Most of the estimated 18 million Americans who have chronic asthma are at risk for EIB if their asthma is not well-controlled, says Dr. Gilbert D'Alonzo, director of the Airways Disease Center at Temple University Health Sciences Center in Philadelphia.
But, he adds, millions of other people may suffer EIB even though they have no signs of asthma when they aren't exercising.
"So when you add these two groups together, you're probably talking about 30 million people in the United States who are at risk for exercise-induced asthma or bronchospasm," D'Alonzo says.
It can be a challenge diagnosing EIB in people who don't have chronic asthma because they seem normal when they visit their doctor, D'Alonzo says.
One way to check is to have your doctor give you a small device called a peak-flow meter, which measures how fast you can exhale air in one breath. It's used before and after exercise to check for reduced air flow.
People with allergies seem more predisposed to EIB and they need to watch for telltale symptoms, says Dr. William S. Silvers, of the Allergy, Asthma and Immunology Clinic of Colorado.
"If they don't have the endurance they think they should have, if they're having coughing and chest tightness, they may well have exercise-induced asthma" and should consult their doctor, Silvers says.
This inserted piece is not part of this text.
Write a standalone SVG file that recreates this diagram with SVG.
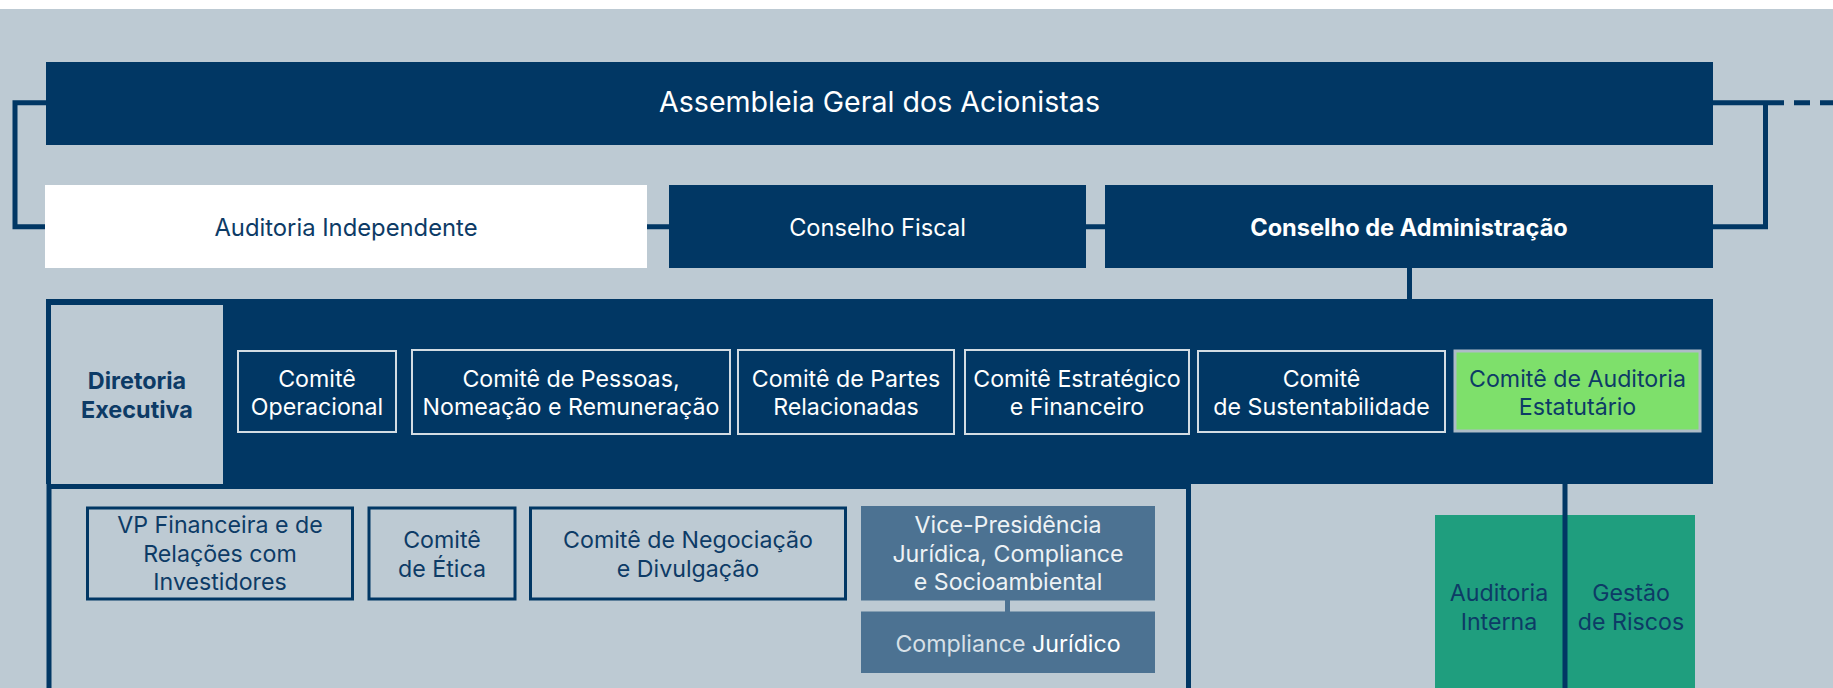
<svg xmlns="http://www.w3.org/2000/svg" width="1833" height="688" viewBox="0 0 1833 688">
<style>
text{font-family:Inter,"Open Sans",sans-serif;text-anchor:middle}
.navy{fill:#013764}
.w{fill:#ffffff}
.t{fill:#0D3B66}
.f24{font-size:23.2px}
.com{fill:#013764;stroke:#D3DCE3;stroke-width:2}
.low{fill:none;stroke:#013764;stroke-width:3}
.vp{fill:#4C7292}
.conn{fill:none;stroke:#013764;stroke-width:5}
</style>
<rect x="0" y="0" width="1833" height="688" fill="#ffffff"/>
<rect x="0" y="9" width="1833" height="679" fill="#BDCAD3"/>

<g id="connectors">
<path class="conn" d="M46 102.7 H15 V226.8 H46"/>
<path class="conn" d="M1713 102.7 H1765.5 V226.8 H1713"/>
<path class="conn" d="M1768 102.7 H1833" stroke-dasharray="16 10"/>
<path class="conn" d="M647 226.8 H669 M1086 226.8 H1105"/>
<path class="conn" d="M1409.5 268 V300"/>
<rect x="49" y="486.5" width="1139.5" height="260" class="conn"/>
<rect x="1005" y="600" width="5" height="12" fill="#4C7292"/>
</g>

<g id="assembleia">
<rect x="46" y="62" width="1667" height="83" class="navy"/>
<text x="879.5" y="111.5" class="w" font-size="28.6">Assembleia Geral dos Acionistas</text>
</g>

<g id="auditoria-independente">
<rect x="45" y="185" width="602" height="83" fill="#ffffff"/>
<text x="346" y="236" class="t" font-size="23.8">Auditoria Independente</text>
</g>

<g id="conselho-fiscal">
<rect x="669" y="185" width="417" height="83" class="navy"/>
<text x="877.5" y="236" class="w" font-size="23.6">Conselho Fiscal</text>
</g>

<g id="conselho-administracao">
<rect x="1105" y="185" width="608" height="83" class="navy"/>
<text x="1409" y="236" class="w" font-size="23.6" font-weight="bold">Conselho de Administração</text>
</g>

<g id="painel-comites">
<rect x="46" y="299" width="1667" height="185" class="navy"/>
</g>

<g id="diretoria-executiva">
<rect x="51" y="305" width="172" height="179" fill="#BDCAD3"/>
<text x="137" y="389" class="t" font-size="23.4" font-weight="bold"><tspan x="137">Diretoria</tspan><tspan x="137" dy="29">Executiva</tspan></text>
</g>

<g id="comite-operacional">
<rect x="238" y="351" width="158" height="81" class="com"/>
<text x="317" y="386.7" class="w f24"><tspan x="317">Comitê</tspan><tspan x="317" dy="28.3">Operacional</tspan></text>
</g>

<g id="comite-pessoas">
<rect x="412" y="350" width="318" height="84" class="com"/>
<text x="571" y="386.7" class="w f24"><tspan x="571">Comitê de Pessoas,</tspan><tspan x="571" dy="28.3">Nomeação e Remuneração</tspan></text>
</g>

<g id="comite-partes">
<rect x="738" y="350" width="216" height="84" class="com"/>
<text x="846" y="386.7" class="w f24"><tspan x="846">Comitê de Partes</tspan><tspan x="846" dy="28.3">Relacionadas</tspan></text>
</g>

<g id="comite-estrategico">
<rect x="965" y="350" width="224" height="84" class="com"/>
<text x="1077" y="386.7" class="w f24"><tspan x="1077">Comitê Estratégico</tspan><tspan x="1077" dy="28.3">e Financeiro</tspan></text>
</g>

<g id="comite-sustentabilidade">
<rect x="1198" y="351" width="247" height="81" class="com"/>
<text x="1321.5" y="386.7" class="w f24"><tspan x="1321.5">Comitê</tspan><tspan x="1321.5" dy="28.3">de Sustentabilidade</tspan></text>
</g>

<g id="comite-auditoria">
<rect x="1455" y="351" width="245" height="80" fill="#7EE06B" stroke="#AEBCC7" stroke-width="3"/>
<text x="1577.5" y="386.7" class="t f24"><tspan x="1577.5">Comitê de Auditoria</tspan><tspan x="1577.5" dy="28.3">Estatutário</tspan></text>
</g>

<g id="vp-financeira">
<rect x="87.5" y="508" width="265" height="91" class="low"/>
<text x="220" y="533.3" class="t f24"><tspan x="220">VP Financeira e de</tspan><tspan x="220" dy="28.3">Relações com</tspan><tspan x="220" dy="28.3">Investidores</tspan></text>
</g>

<g id="comite-etica">
<rect x="369" y="508" width="146" height="91" class="low"/>
<text x="442" y="548" class="t f24"><tspan x="442">Comitê</tspan><tspan x="442" dy="28.5">de Ética</tspan></text>
</g>

<g id="comite-negociacao">
<rect x="530.5" y="508" width="315" height="91" class="low"/>
<text x="688" y="548" class="t f24"><tspan x="688">Comitê de Negociação</tspan><tspan x="688" dy="28.5">e Divulgação</tspan></text>
</g>

<g id="vp-juridica">
<rect x="861" y="506" width="294" height="94.5" class="vp"/>
<text x="1008" y="533.3" fill="#EEF2F5" class="f24"><tspan x="1008">Vice-Presidência</tspan><tspan x="1008" dy="28.3">Jurídica, Compliance</tspan><tspan x="1008" dy="28.3">e Socioambiental</tspan></text>
</g>

<g id="compliance-juridico">
<rect x="861" y="611.5" width="294" height="61.5" class="vp"/>
<text x="1008" y="651.7" class="f24"><tspan fill="#D7E0E7">Compliance </tspan><tspan fill="#ffffff">Jurídico</tspan></text>
</g>

<g id="auditoria-interna">
<rect x="1435" y="515" width="128" height="173" fill="#1F9E7E"/>
<text x="1499" y="600.7" class="t f24"><tspan x="1499">Auditoria</tspan><tspan x="1499" dy="29.3">Interna</tspan></text>
</g>

<g id="gestao-riscos">
<rect x="1567" y="515" width="128" height="173" fill="#1F9E7E"/>
<text x="1631" y="600.7" class="t f24"><tspan x="1631">Gestão</tspan><tspan x="1631" dy="29.3">de Riscos</tspan></text>
</g>

<g id="connector-auditoria">
<path class="conn" d="M1565 484 V688"/>
</g>
</svg>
Exercise-induced asthma can be fatal; since 1995, there have been 75 deaths in the United States, according to a Temple University Hospital registry that tracks the condition.
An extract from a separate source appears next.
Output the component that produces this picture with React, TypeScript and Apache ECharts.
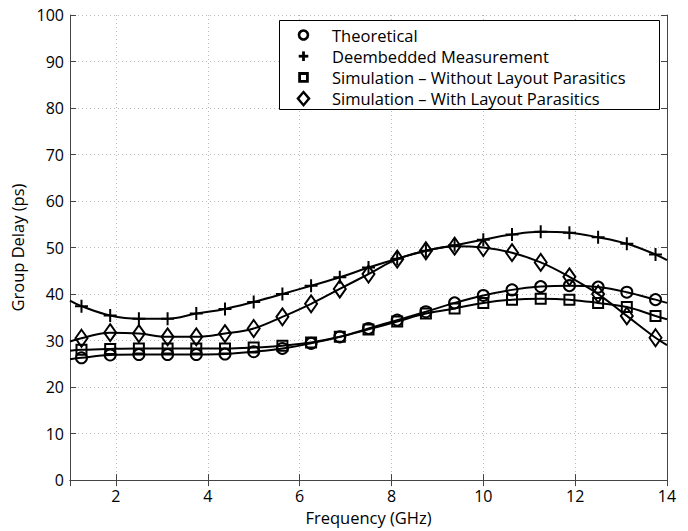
import React, { useEffect, useRef } from "react";
import * as echarts from "echarts";

const freqs = [1.25, 1.875, 2.5, 3.125, 3.75, 4.375, 5.0, 5.625, 6.25, 6.875, 7.5, 8.125, 8.75, 9.375, 10.0, 10.625, 11.25, 11.875, 12.5, 13.125, 13.75];
const freqStart = 1;
const freqEnd = 14;

const theoretical = [26.3, 26.9, 27.0, 27.0, 27.0, 27.1, 27.6, 28.3, 29.4, 30.8, 32.6, 34.4, 36.2, 38.1, 39.7, 40.9, 41.6, 41.8, 41.5, 40.4, 38.8];
const theoreticalEdges = [26.0, 38.1];

const measurement = [37.4, 35.4, 34.7, 34.7, 35.8, 36.8, 38.3, 40.0, 41.8, 43.6, 45.7, 47.6, 49.3, 50.5, 51.7, 52.8, 53.4, 53.2, 52.2, 50.8, 48.5];
const measurementEdges = [38.6, 47.3];

const simNoParasitics = [28.0, 28.2, 28.3, 28.3, 28.3, 28.3, 28.5, 28.9, 29.6, 30.8, 32.4, 34.1, 35.8, 36.9, 38.1, 38.8, 39.0, 38.8, 38.1, 37.2, 35.3];
const simNoParasiticsEdges = [27.8, 34.6];

const simParasitics = [30.5, 31.7, 31.5, 30.8, 30.8, 31.5, 32.6, 35.1, 37.9, 41.1, 44.3, 47.5, 49.3, 50.3, 50.0, 48.9, 46.8, 43.7, 40.0, 35.3, 30.6];
const simParasiticsEdges = [29.8, 29.0];

const seriesNames = [
  "Theoretical",
  "Deembedded Measurement",
  "Simulation \u2013 Without Layout Parasitics",
  "Simulation \u2013 With Layout Parasitics",
];

const PLUS = "path://M5,0 L5,10 M0,5 L10,5";
const FONT = "Open Sans";

function buildData(values: number[], edges: number[]) {
  const pts: any[] = [{ value: [freqStart, edges[0]], symbol: "none" }];
  values.forEach((v, i) => pts.push({ value: [freqs[i], v] }));
  pts.push({ value: [freqEnd, edges[1]], symbol: "none" });
  return pts;
}

function legendGraphic() {
  const boxL = 279.5, boxT = 20.5, boxR = 659.5, boxB = 109.5;
  const iconX = 303.5;
  const textX = 332;
  const rows = [35, 56.2, 77.4, 98.6];
  const stroke = { stroke: "#000", lineWidth: 2.6, fill: "none" };
  const Z = 10;
  const children: any[] = [
    { type: "rect", z: Z, shape: { x: boxL, y: boxT, width: boxR - boxL, height: boxB - boxT }, style: { fill: "#fff", stroke: "#000", lineWidth: 1 } },
    { type: "circle", z: Z, shape: { cx: iconX, cy: rows[0], r: 4.5 }, style: stroke },
    { type: "line", z: Z, shape: { x1: iconX - 4.8, y1: rows[1], x2: iconX + 4.8, y2: rows[1] }, style: { stroke: "#000", lineWidth: 2.8 } },
    { type: "line", z: Z, shape: { x1: iconX, y1: rows[1] - 4.8, x2: iconX, y2: rows[1] + 4.8 }, style: { stroke: "#000", lineWidth: 2.8 } },
    { type: "rect", z: Z, shape: { x: iconX - 3.9, y: rows[2] - 3.9, width: 7.8, height: 7.8 }, style: { ...stroke, lineWidth: 2.8 } },
    { type: "polygon", z: Z, shape: { points: [[iconX, rows[3] - 6.6], [iconX + 5.6, rows[3]], [iconX, rows[3] + 6.6], [iconX - 5.6, rows[3]]] }, style: { ...stroke, lineWidth: 2.4 } },
  ];
  seriesNames.forEach((n, i) => {
    children.push({
      type: "text",
      z: Z,
      x: textX,
      y: rows[i],
      style: { text: n, fill: "#000", font: `16.5px "${FONT}"`, lineHeight: 18, textAlign: "left", textVerticalAlign: "middle" },
    });
  });
  return children;
}

export default function App() {
  const ref = useRef<HTMLDivElement>(null);
  useEffect(() => {
    if (!ref.current) return;
    const chart = echarts.init(ref.current, null, { renderer: "svg" });
    const markerStyle = { color: "none", borderColor: "#000", borderWidth: 2 };
    const mk = (name: string, values: number[], edges: number[], symbol: string, size: any) => ({
      name,
      type: "line",
      data: buildData(values, edges),
      smooth: 0.4,
      symbol,
      symbolSize: size,
      showAllSymbol: true,
      lineStyle: { color: "#000", width: 2 },
      itemStyle: markerStyle,
      emphasis: { disabled: true },
      z: 3,
    });
    const axisText = { color: "#000", fontFamily: FONT, fontSize: 16 };
    chart.setOption({
      animation: false,
      backgroundColor: "#fff",
      grid: { left: 70, right: 21, top: 15, bottom: 46, containLabel: false },
      xAxis: [
        {
          type: "value",
          min: freqStart,
          max: freqEnd,
          splitNumber: 7,
          name: "Frequency (GHz)",
          nameLocation: "middle",
          nameGap: 25,
          nameTextStyle: { ...axisText, fontSize: 16.5 },
          axisLine: { show: true, lineStyle: { color: "#444", width: 1 } },
          axisTick: { show: true, inside: true, length: 6, lineStyle: { color: "#444" } },
          axisLabel: { ...axisText, margin: 8, formatter: (v: number) => (v % 2 === 0 ? String(v) : "") },
          splitLine: { show: true, lineStyle: { color: "#bbb", type: [1, 3], width: 1 } },
        },
        {
          type: "value",
          position: "top",
          min: freqStart,
          max: freqEnd,
          splitNumber: 7,
          axisLine: { show: true, lineStyle: { color: "#444", width: 1 } },
          axisTick: { show: true, inside: true, length: 6, lineStyle: { color: "#444" } },
          axisLabel: { show: false },
          splitLine: { show: false },
        },
      ],
      yAxis: [
        {
          type: "value",
          min: 0,
          max: 100,
          interval: 10,
          name: "Group Delay (ps)",
          nameLocation: "middle",
          nameGap: 30,
          nameTextStyle: { ...axisText, fontSize: 16.5 },
          axisLine: { show: true, lineStyle: { color: "#444", width: 1 } },
          axisTick: { show: true, inside: true, length: 6, lineStyle: { color: "#444" } },
          axisLabel: { ...axisText, margin: 6 },
          splitLine: { show: true, lineStyle: { color: "#bbb", type: [1, 3], width: 1 } },
        },
        {
          type: "value",
          position: "right",
          min: 0,
          max: 100,
          interval: 10,
          axisLine: { show: true, lineStyle: { color: "#444", width: 1 } },
          axisTick: { show: true, inside: true, length: 6, lineStyle: { color: "#444" } },
          axisLabel: { show: false },
          splitLine: { show: false },
        },
      ],
      legend: { show: false, data: seriesNames },
      graphic: legendGraphic(),
      series: [
        mk(seriesNames[0], theoretical, theoreticalEdges, "circle", 11),
        mk(seriesNames[1], measurement, measurementEdges, PLUS, 13),
        mk(seriesNames[2], simNoParasitics, simNoParasiticsEdges, "rect", 10),
        mk(seriesNames[3], simParasitics, simParasiticsEdges, "diamond", [12, 17]),
      ],
    });
    return () => chart.dispose();
  }, []);
  return <div ref={ref} style={{ width: 688, height: 531, position: "absolute", left: 0, top: 0 }} />;
}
Most of those deaths involved people with severe, chronic asthma that was undertreated, D'Alonzo says.
He and Silvers stress that asthma shouldn't prevent anyone from playing sports.
"Athletes shouldn't let their asthma control them; they should control their asthma and do whatever sport they want to do," as long as their condition is diagnosed and treated, D'Alonzo says.
Ways to avoid or minimize exercise-induced asthma include taking medication before exercise, doing a thorough warm-up and cool-down, and wearing a scarf over your mouth and nose if you're exercising in cold air. You might also choose an activity less likely to trigger EIB, such as swimming.
And try to avoid EIB triggers, which include cold air, heavy air pollution, and high pollen counts.
Public education about the condition is essential, both doctors say.
"We've had countless situations where the athlete has almost wanted to give up the sport and then, once we figure out what's actually going on, we get them to feel so much better that they're very happy with their athletic prowess," D'Alonzo says.
To prove the point that asthma shouldn't be a barrier to activity, 15 years ago Silvers started an annual ski day for children with asthma.
"The focus is to know that despite having asthma, you should be able to do everything that anybody else can do as long as you understand your symptoms and understand your treatment," he says.